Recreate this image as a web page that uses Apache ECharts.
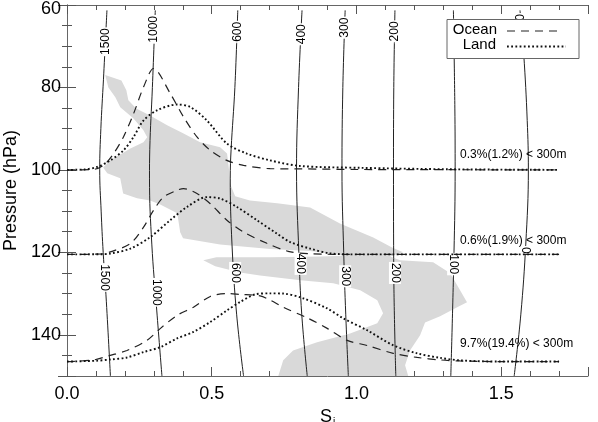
<!DOCTYPE html>
<html>
<head>
<meta charset="utf-8">
<script src="https://cdn.jsdelivr.net/npm/echarts@6/dist/echarts.min.js"></script>
<style>
  html, body { margin: 0; padding: 0; background: #fff; }
  #chart { width: 598px; height: 422px; }
</style>
</head>
<body>
<div id="chart"></div>
<script>
// x = S_i, y = pressure (hPa, inverted)

// grey shaded region, outline as [S, p]
var shade = [
  [0.132, 77.0], [0.188, 78.3], [0.205, 80.7], [0.212, 83.1], [0.239, 85.1], [0.287, 86.8],
  [0.346, 89.2], [0.401, 91.1], [0.460, 93.3], [0.529, 94.5], [0.553, 96.0], [0.560, 100.1],
  [0.563, 103.3], [0.581, 106.4], [0.632, 107.4], [0.726, 108.1], [0.840, 109.1], [0.943, 113.0],
  [1.058, 116.4], [1.123, 118.8], [1.161, 120.0], [1.116, 121.0], [1.151, 121.9], [1.265, 122.4],
  [1.324, 125.1], [1.358, 129.2], [1.382, 132.1], [1.348, 133.3], [1.289, 135.5], [1.237, 137.0],
  [1.220, 140.1], [1.185, 143.8], [1.168, 147.4], [1.179, 150.0],
  [0.730, 150.0], [0.747, 146.2], [0.781, 143.8], [0.864, 141.8], [0.978, 139.7], [1.072, 137.2],
  [1.092, 134.8], [1.072, 131.6], [1.013, 129.2], [0.920, 127.5], [0.806, 126.8], [0.667, 125.6],
  [0.598, 124.9], [0.512, 123.4], [0.471, 121.9], [0.516, 121.2], [0.702, 121.2], [0.875, 121.0],
  [0.960, 120.8], [0.840, 119.7], [0.702, 119.2], [0.529, 118.1], [0.401, 116.6], [0.391, 115.1],
  [0.381, 110.5], [0.322, 108.4], [0.287, 107.4], [0.242, 106.9], [0.194, 105.7], [0.184, 102.0],
  [0.139, 100.8], [0.125, 99.4], [0.149, 97.7], [0.219, 94.8], [0.264, 93.3], [0.277, 92.1],
  [0.264, 90.4], [0.229, 87.5], [0.184, 84.8], [0.167, 82.4], [0.143, 80.0]
];

// contour lines (labelled heights)
var contourLevels = ['1500', '1000', '600', '400', '300', '200', '100', '0'];
var c1500 = [[0.138, 61.3], [0.126, 78], [0.117, 90], [0.113, 100], [0.118, 110], [0.125, 120], [0.136, 132], [0.150, 150]];
var c1000 = [[0.305, 61.3], [0.295, 80], [0.286, 95], [0.285, 102], [0.293, 118], [0.310, 134], [0.328, 150]];
var c600 = [[0.590, 61.3], [0.580, 80], [0.567, 95], [0.564, 102], [0.570, 118], [0.586, 135], [0.610, 150]];
var c400 = [[0.812, 61.3], [0.800, 80], [0.793, 100], [0.801, 120], [0.811, 135], [0.830, 150]];
var c300 = [[0.961, 61.3], [0.953, 80], [0.950, 100], [0.956, 120], [0.963, 135], [0.972, 150]];
var c200 = [[1.133, 61.3], [1.129, 80], [1.128, 100], [1.129, 125], [1.136, 150]];
var c100 = [[1.335, 61.3], [1.340, 85], [1.341, 100], [1.337, 120], [1.326, 150]];
var c0 = [[1.565, 61.3], [1.578, 72], [1.590, 88], [1.594, 100], [1.585, 118], [1.568, 135], [1.545, 150]];
var contourLines = [c1500, c1000, c600, c400, c300, c200, c100, c0];
var labelsUpper = [[0.133, 68.9], [0.301, 65.9], [0.588, 66.5], [0.811, 67.1], [0.960, 65.5], [1.133, 66.4], [1.336, 66.0], [1.567, 63.0]];
var labelsLower = [[0.130, 126.1], [0.308, 129.7], [0.581, 125.0], [0.807, 122.8], [0.961, 125.8], [1.133, 125.0], [1.334, 122.9], [1.582, 119.5]];

// ocean (dashed) and land (dotted) distributions
var ocean1 = [[0, 100], [0.09, 99.9], [0.126, 98.9], [0.161, 96.05], [0.195, 92.0], [0.230, 86.35], [0.2645, 79.9], [0.299, 75.4],
  [0.357, 81.5], [0.403, 87.2], [0.449, 92.0], [0.495, 95.25], [0.552, 97.7], [0.610, 98.9], [0.702, 99.7], [0.805, 99.75], [1.0, 99.9], [1.7, 100]];
var land1 = [[0, 100], [0.06, 99.9], [0.1036, 99.3], [0.1495, 97.7], [0.1954, 95.25], [0.230, 92.0], [0.2645, 88.0], [0.311, 85.55],
  [0.380, 84.15], [0.426, 84.75], [0.483, 88.0], [0.5525, 93.6], [0.6215, 96.05], [0.702, 97.7], [0.805, 99.05], [1.013, 99.5], [1.32, 99.85], [1.7, 100]];
var ocean2 = [[0, 120.5], [0.12, 120.4], [0.1495, 119.9], [0.2186, 117.9], [0.2645, 113.9], [0.299, 109.8], [0.3336, 106.6], [0.380, 104.95],
  [0.4026, 104.55], [0.449, 105.75], [0.495, 108.2], [0.5525, 112.2], [0.610, 115.1], [0.6906, 117.8], [0.764, 119.75], [0.840, 120.35], [1.0, 120.5], [1.7, 120.5]];
var land2 = [[0, 120.5], [0.12, 120.45], [0.1495, 120.3], [0.2186, 119.1], [0.2876, 116.3], [0.3567, 112.2], [0.4144, 109.0], [0.4834, 106.6],
  [0.5293, 106.95], [0.587, 109.0], [0.656, 112.2], [0.725, 115.45], [0.771, 117.5], [0.840, 119.1], [0.909, 120.25], [1.013, 120.5], [1.7, 120.5]];
var ocean3 = [[0, 146.5], [0.0918, 146.1], [0.1495, 145.0], [0.207, 143.8], [0.276, 141.35], [0.322, 138.5], [0.380, 135.3], [0.437, 133.3],
  [0.495, 130.7], [0.5525, 130.0], [0.598, 130.2], [0.667, 130.55], [0.702, 131.6], [0.747, 133.3], [0.830, 135.9], [0.899, 138.45],
  [0.968, 141.35], [1.037, 142.6], [1.127, 144.5], [1.210, 145.5], [1.289, 146.1], [1.358, 146.35], [1.496, 146.5], [1.7, 146.5]];
var land3 = [[0, 146.5], [0.1, 146.3], [0.1495, 146.0], [0.207, 145.5], [0.2645, 144.2], [0.322, 143.0], [0.380, 140.9], [0.437, 139.3],
  [0.495, 136.9], [0.5525, 134.1], [0.598, 132.05], [0.650, 130.2], [0.702, 129.95], [0.747, 130.0], [0.816, 131.15], [0.899, 133.6],
  [0.954, 136.0], [1.037, 138.9], [1.127, 142.55], [1.210, 144.5], [1.289, 145.6], [1.358, 146.2], [1.496, 146.5], [1.7, 146.5]];

var notes = ['0.3%(1.2%) < 300m', '0.6%(1.9%) < 300m', '9.7%(19.4%) < 300m'];
var notePos = [[1.358, 96.2], [1.358, 117.1], [1.358, 142.1]];

var FONT = '"Liberation Sans", Arial, Helvetica, sans-serif';
var chart = echarts.init(document.getElementById('chart'), null, { renderer: 'canvas' });

function textSeries(pos, texts, rot, align) {
  return {
    type: 'custom', z: 5, silent: true,
    data: pos.map(function (d, i) { return [d[0], d[1], i]; }),
    renderItem: function (params, api) {
      var pt = api.coord([api.value(0), api.value(1)]);
      return {
        type: 'text', x: pt[0], y: pt[1], rotation: rot,
        style: {
          text: texts[api.value(2)], fontSize: 12, fontFamily: FONT, fill: '#000',
          align: align, verticalAlign: 'middle',
          backgroundColor: rot ? '#fff' : 'transparent', padding: rot ? [0, 1] : 0
        }
      };
    }
  };
}

var series = [{
  type: 'custom', z: 1, silent: true, data: [0],
  renderItem: function (params, api) {
    return {
      type: 'polygon',
      shape: { points: shade.map(function (d) { return api.coord(d); }) },
      style: { fill: '#d9d9d9' }
    };
  }
}];
contourLines.forEach(function (c) {
  series.push({ type: 'line', data: c, smooth: 0.4, symbol: 'none', z: 2, silent: true,
    lineStyle: { color: '#222', width: 1 } });
});
series.push(textSeries(labelsUpper, contourLevels, Math.PI / 2, 'center'));
series.push(textSeries(labelsLower, contourLevels, -Math.PI / 2, 'center'));
[ocean1, ocean2, ocean3].forEach(function (c) {
  series.push({ type: 'line', name: 'Ocean', data: c, smooth: 0.3, symbol: 'none', z: 6, silent: true,
    lineStyle: { color: '#222', width: 1.2, type: [8, 6] } });
});
[land1, land2, land3].forEach(function (c) {
  series.push({ type: 'line', name: 'Land', data: c, smooth: 0.3, symbol: 'none', z: 6, silent: true,
    lineStyle: { color: '#111', width: 1.9, type: [1.8, 2.4] } });
});
series.push(textSeries(notePos, notes, 0, 'left'));

var axisLine = { show: true, lineStyle: { color: '#666', width: 1 } };
chart.setOption({
  animation: false,
  textStyle: { fontFamily: FONT },
  grid: { left: 67, right: 10, top: 5, bottom: 46, containLabel: false, outerBoundsMode: 'none' },
  xAxis: [{
    type: 'value', min: 0, max: 1.8, interval: 0.5, position: 'bottom',
    name: '{s|S}{i|i}', nameLocation: 'middle', nameGap: 22,
    nameTextStyle: { rich: { s: { fontSize: 18, color: '#000', fontFamily: FONT },
      i: { fontSize: 10, color: '#000', fontFamily: FONT, padding: [10, 0, 0, 1] } } },
    axisLine: axisLine, splitLine: { show: false },
    axisTick: { inside: true, length: 9, lineStyle: { color: '#555' } },
    minorTick: { show: true, splitNumber: 5, length: 5, lineStyle: { color: '#555' } },
    axisLabel: { fontSize: 18, color: '#000', margin: 9, showMaxLabel: false,
      formatter: function (v) { return v.toFixed(1); } }
  }, {
    type: 'value', min: 0, max: 1.8, interval: 0.5, position: 'top',
    axisLine: axisLine, splitLine: { show: false }, axisLabel: { show: false },
    axisTick: { inside: true, length: 9, lineStyle: { color: '#555' } },
    minorTick: { show: true, splitNumber: 5, length: 5, lineStyle: { color: '#555' } }
  }],
  yAxis: [{
    type: 'value', min: 60, max: 150, interval: 20, inverse: true, position: 'left',
    name: 'Pressure (hPa)', nameLocation: 'middle', nameRotate: 90, nameGap: 45,
    nameTextStyle: { fontSize: 18, color: '#000' },
    axisLine: axisLine, splitLine: { show: false },
    axisTick: { inside: true, length: 9, lineStyle: { color: '#555' } },
    minorTick: { show: true, splitNumber: 4, length: 5, lineStyle: { color: '#555' } },
    axisLabel: { fontSize: 18, color: '#000', margin: 6, showMaxLabel: false,
      formatter: function (v) { return v === 60 ? '{t|60}' : String(v); },
      rich: { t: { fontSize: 18, color: '#000', fontFamily: FONT, padding: [8, 0, 0, 0] } } }
  }, {
    type: 'value', min: 60, max: 150, interval: 20, inverse: true, position: 'right',
    axisLine: axisLine, splitLine: { show: false }, axisLabel: { show: false },
    axisTick: { inside: true, length: 9, lineStyle: { color: '#555' } },
    minorTick: { show: true, splitNumber: 4, length: 5, lineStyle: { color: '#555' } }
  }],
  graphic: [
    { type: 'rect', z: 100, shape: { x: 447, y: 19.5, width: 132, height: 39 }, style: { fill: '#fff', stroke: '#666', lineWidth: 1 } },
    { type: 'text', z: 101, x: 497, y: 30, style: { text: 'Ocean', fontSize: 15, fontFamily: FONT, fill: '#000', align: 'right', verticalAlign: 'middle' } },
    { type: 'text', z: 101, x: 496, y: 45, style: { text: 'Land', fontSize: 15, fontFamily: FONT, fill: '#000', align: 'right', verticalAlign: 'middle' } },
    { type: 'line', z: 101, shape: { x1: 507, y1: 31, x2: 560, y2: 31 }, style: { stroke: '#222', lineWidth: 1.2, lineDash: [8, 6] } },
    { type: 'line', z: 101, shape: { x1: 507, y1: 46.5, x2: 566, y2: 46.5 }, style: { stroke: '#111', lineWidth: 1.9, lineDash: [1.8, 2.4] } }
  ],
  series: series
});
</script>
</body>
</html>
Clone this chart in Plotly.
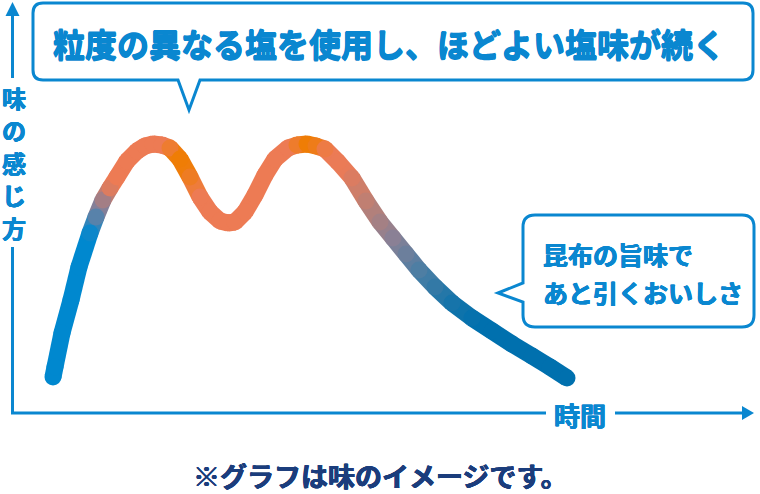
import plotly.graph_objects as go

# ---- data: taste intensity over time (arbitrary units, origin at axis corner) ----
time = [41, 43, 50, 59, 67, 78, 84, 91, 98, 105, 115, 125, 133, 141, 150, 158, 168,
        178, 188, 198, 208, 216, 223, 233, 243, 253, 263, 276, 285, 295, 304, 313,
        326, 340, 354, 368, 381, 394, 407, 423, 440, 460, 480, 500, 520, 538, 555]
taste = [35, 45, 79, 112, 145, 179, 195, 212, 224, 235, 251, 261, 266, 268, 267, 264, 253,
         235, 215, 200, 191, 189, 190, 200, 217, 237, 253, 264, 267, 268, 266, 263,
         250, 234, 211, 190, 174, 158, 142, 125, 109, 94, 81, 68, 56, 45, 34]

title_text = "粒度の異なる塩を使用し、ほどよい塩味が続く"
note_lines = ["昆布の旨味で", "あと引くおいしさ"]
y_label = "味の感じ方"
x_label = "時間"
footnote = "※グラフは味のイメージです。"

# ---- styling ----
W, H = 760, 494
OX, OY = 12, 412          # pixel position of the axis origin
BLUE = "#0a87d0"
NAVY = "#1b3d7c"
FONT = "Noto Sans CJK JP"
LW = 17
SALMON = "#ed7b54"
ORANGE = "#ef7d05"

# horizontal colour gradient of the curve (stops in time units)
stops = [(77, "#0088cf"), (88, "#8a7f95"), (100, SALMON), (153, SALMON),
         (164, ORANGE), (172, ORANGE), (188, SALMON), (278, SALMON),
         (292, ORANGE), (300, ORANGE), (316, SALMON), (333, "#e97b58"),
         (359, "#b68078"), (381, "#8a8095"), (407, "#4e7ea3"), (440, "#1674aa"),
         (468, "#0070ae")]


def hex2rgb(h):
    h = h.lstrip("#")
    return [int(h[i:i + 2], 16) for i in (0, 2, 4)]


def color_at(t):
    if t <= stops[0][0]:
        return stops[0][1]
    if t >= stops[-1][0]:
        return stops[-1][1]
    for (t0, c0), (t1, c1) in zip(stops, stops[1:]):
        if t0 <= t <= t1:
            f = (t - t0) / (t1 - t0) if t1 > t0 else 0
            a, b = hex2rgb(c0), hex2rgb(c1)
            return "rgb(%d,%d,%d)" % tuple(round(a[i] + (b[i] - a[i]) * f) for i in range(3))
    return stops[-1][1]


fig = go.Figure()
for i in range(len(time) - 1):
    mid = (time[i] + time[i + 1]) / 2
    fig.add_trace(go.Scatter(x=time[i:i + 2], y=taste[i:i + 2], mode="lines",
                             line=dict(color=color_at(mid), width=LW),
                             hoverinfo="skip", showlegend=False))
fig.add_trace(go.Scatter(x=time, y=taste, mode="markers",
                         marker=dict(size=LW, color=[color_at(t) for t in time],
                                     line=dict(width=0)),
                         hoverinfo="skip", showlegend=False))


def X(px):
    return px / W


def Y(py):
    return 1 - py / H


def path(points):
    out = []
    for p in points:
        if isinstance(p, str):
            out.append(p)
        else:
            out.append("%.5f,%.5f" % (X(p[0]), Y(p[1])))
    return " ".join(out)


shapes = []
# top callout box
shapes.append(dict(type="path", xref="paper", yref="paper",
                   path=path(["M", (43, 3), "L", (743, 3), "Q", (753, 3), (753, 13),
                              "L", (753, 70), "Q", (753, 80), (743, 80),
                              "L", (200, 80), "L", (189, 110), "L", (178, 80),
                              "L", (43, 80), "Q", (33, 80), (33, 70),
                              "L", (33, 13), "Q", (33, 3), (43, 3), "Z"]),
                   line=dict(color=BLUE, width=3), fillcolor="white"))
# right callout box
shapes.append(dict(type="path", xref="paper", yref="paper",
                   path=path(["M", (535, 215), "L", (742, 215), "Q", (754, 215), (754, 227),
                              "L", (754, 315), "Q", (754, 327), (742, 327),
                              "L", (535, 327), "Q", (523, 327), (523, 315),
                              "L", (523, 302), "L", (498, 293), "L", (523, 283),
                              "L", (523, 227), "Q", (523, 215), (535, 215), "Z"]),
                   line=dict(color=BLUE, width=3), fillcolor="white"))
# axis lines
for (x0, y0, x1, y1) in [(12.5, 14, 12.5, 78), (12.5, 247, 12.5, 413.5),
                         (11, 413, 546, 413), (615, 413, 746, 413)]:
    shapes.append(dict(type="line", xref="paper", yref="paper",
                       x0=X(x0), y0=Y(y0), x1=X(x1), y1=Y(y1),
                       line=dict(color=BLUE, width=3)))
# arrow heads
shapes.append(dict(type="path", xref="paper", yref="paper",
                   path=path(["M", (12.5, 2), "L", (19.5, 16), "L", (5.5, 16), "Z"]),
                   line=dict(width=0), fillcolor=BLUE))
shapes.append(dict(type="path", xref="paper", yref="paper",
                   path=path(["M", (754, 413), "L", (742, 406), "L", (742, 420), "Z"]),
                   line=dict(width=0), fillcolor=BLUE))


def heavy(color, d=0.6):
    return ("%spx 0 0 %s, -%spx 0 0 %s, 0 %spx 0 %s, 0 -%spx 0 %s"
            % (d, color, d, color, d, color, d, color))


ann = []
ann.append(dict(text=title_text, x=X(389), y=Y(43), xref="paper", yref="paper",
                xanchor="center", yanchor="middle", showarrow=False,
                font=dict(family=FONT, size=32, color=BLUE, weight="bold",
                          shadow=heavy(BLUE))))
for j, line in enumerate(note_lines):
    ann.append(dict(text=line, x=X(541), y=Y(254 + 38 * j), xref="paper", yref="paper",
                    xanchor="left", yanchor="middle", showarrow=False,
                    font=dict(family=FONT, size=25, color=BLUE, weight="bold",
                              shadow=heavy(BLUE, 0.4))))
for j, ch in enumerate(y_label):
    ann.append(dict(text=ch, x=X(13.5), y=Y(97 + 32.5 * j), xref="paper", yref="paper",
                    xanchor="center", yanchor="middle", showarrow=False,
                    font=dict(family=FONT, size=24, color=BLUE, weight="bold",
                              shadow=heavy(BLUE, 0.4))))
ann.append(dict(text=x_label, x=X(580), y=Y(414), xref="paper", yref="paper",
                xanchor="center", yanchor="middle", showarrow=False,
                font=dict(family=FONT, size=26, color=BLUE, weight="bold",
                          shadow=heavy(BLUE, 0.4))))
ann.append(dict(text=footnote, x=X(381), y=Y(475), xref="paper", yref="paper",
                xanchor="center", yanchor="middle", showarrow=False,
                font=dict(family=FONT, size=27, color=NAVY, weight="bold",
                          shadow=heavy(NAVY, 0.4))))

fig.update_layout(
    width=W, height=H, margin=dict(l=0, r=0, t=0, b=0),
    paper_bgcolor="white", plot_bgcolor="white",
    xaxis=dict(range=[-OX, W - OX], visible=False, fixedrange=True),
    yaxis=dict(range=[OY - H, OY], visible=False, fixedrange=True),
    shapes=shapes, annotations=ann, showlegend=False,
)
fig.write_html("out.html", config={"displayModeBar": False},
               post_script="document.body.style.margin='0px';document.body.style.overflow='hidden';")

::::::::

OBJECTIVE: Take the records from their first line through the line containing "pressure (hPa, inverted)" and please return exactly those lines, both ends included, minus the pictures.

OUTPUT BELOW:
Recreate this image as a web page that uses Apache ECharts.
<!DOCTYPE html>
<html>
<head>
<meta charset="utf-8">
<script src="https://cdn.jsdelivr.net/npm/echarts@6/dist/echarts.min.js"></script>
<style>
  html, body { margin: 0; padding: 0; background: #fff; }
  #chart { width: 598px; height: 422px; }
</style>
</head>
<body>
<div id="chart"></div>
<script>
// x = S_i, y = pressure (hPa, inverted)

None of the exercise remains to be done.